The key to the development of a large middle-class is the access of ordinary people to affordable, long term credit enabling them to realize the hopes and dreams in their business, professional, and home lives. This, in turn, requires low and stable interest rates and an overall stable macroeconomic environment. The main barriers to achieving these goals are the lack of stable, hard currencies and credible central banks, the existence of illiquid and poorly or inappropriately regulated capital markets, and the lack of well-functioning and adequately capitalized regional and international financial institutions. The importance of many of these factors for successful reform is not unappreciated by others also calling for meaningful change in financial systems.  

What tends to be neglected in the debate on financial reform, however, is the authors' emphasis on the need for regional institutions. Much of the work on a new financial architecture has stressed the importance of national or international initiatives. The roles of the Bretton-Woods institutions and of private- and public-sector entities at the national level have been considered in depth. Yet, perhaps for historical or political reasons, much less attention has been paid to the potential value of regional institutions. Mead and Schwenninger use the appealing homily of Goldilocks and the Three Bears to emphasize the importance of regional financial institutions. The international level is too distant and too unaccountable, while the national level is too open to political manipulation and short-term public opinion. The regional level, however, is just right. Regional institutions and markets would be neither too distant and lacking in legitimacy nor too open to short-term pressures and lacking in credibility.  

The two regional institutions central to the blueprint for a middle-class oriented financial architecture are regional central banks and regional currencies. Recognizing that the currencies of developing countries often lack the credibility of their more developed country counterparts, the authors urge the creation of currency regions either through what has come to be known as currency substitution (or more popularly, dollarization) or the creation of new currencies (or indeed the creation of new "synthetic" currencies pegged to a trade-weighted basket of hard currencies in a manner not unlike the ECU). The adoption of such hard currencies will go far to lower the interest rates entrepreneurs and other borrowers in developing countries must pay as well as lengthen the average time horizon of investments made in such countries.  

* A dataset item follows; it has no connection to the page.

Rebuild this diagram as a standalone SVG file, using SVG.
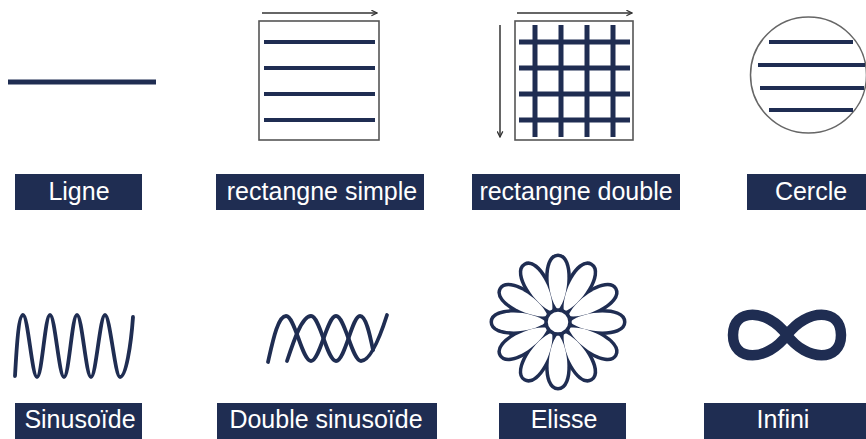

Properly capitalized regional central banks similar in structure and function to the European Central Bank (ECB) would be established to conduct monetary policy on behalf of the region as a whole. Additionally, such regional central banks would be granted stewardship of member countries' foreign reserves and engage in the prudential regulation of the regions' capital markets. Unlike national central banks - where the national government is generally the sole shareholder - these regional central banks would be responsible to a diverse pool of shareholders including the Bretton-Woods organizations, member and non-member central banks, member and non-member country based banks, and other institutional and individual investors.  

Accession to membership of these regional central banks would follow a similar, but less onerous, path than that for accession to the Euro. Budget deficits would be reduced (although not as ambitiously as in the Stability and Growth Pact of the EU), reforms would be made to legal systems and the central banks would oversee the comprehensive restructuring of member states' regulatory systems along a single, common line. Once in place, the regional central banks would be responsible for building middle-class oriented financial systems.  

In summary, the authors provide a novel approach to financial reform so urgently needed to eliminate the wide gap that separates the have-nots from the haves among the roughly 200 countries in the world. The promise they offer with their proposal of middle-class oriented policies is "enhanced social stability and reduced conflict even as economies shift to more market-based rather than influence-based methods of credit allocation." This presents a compelling, achievable and urgent goal that should be pursued at this time.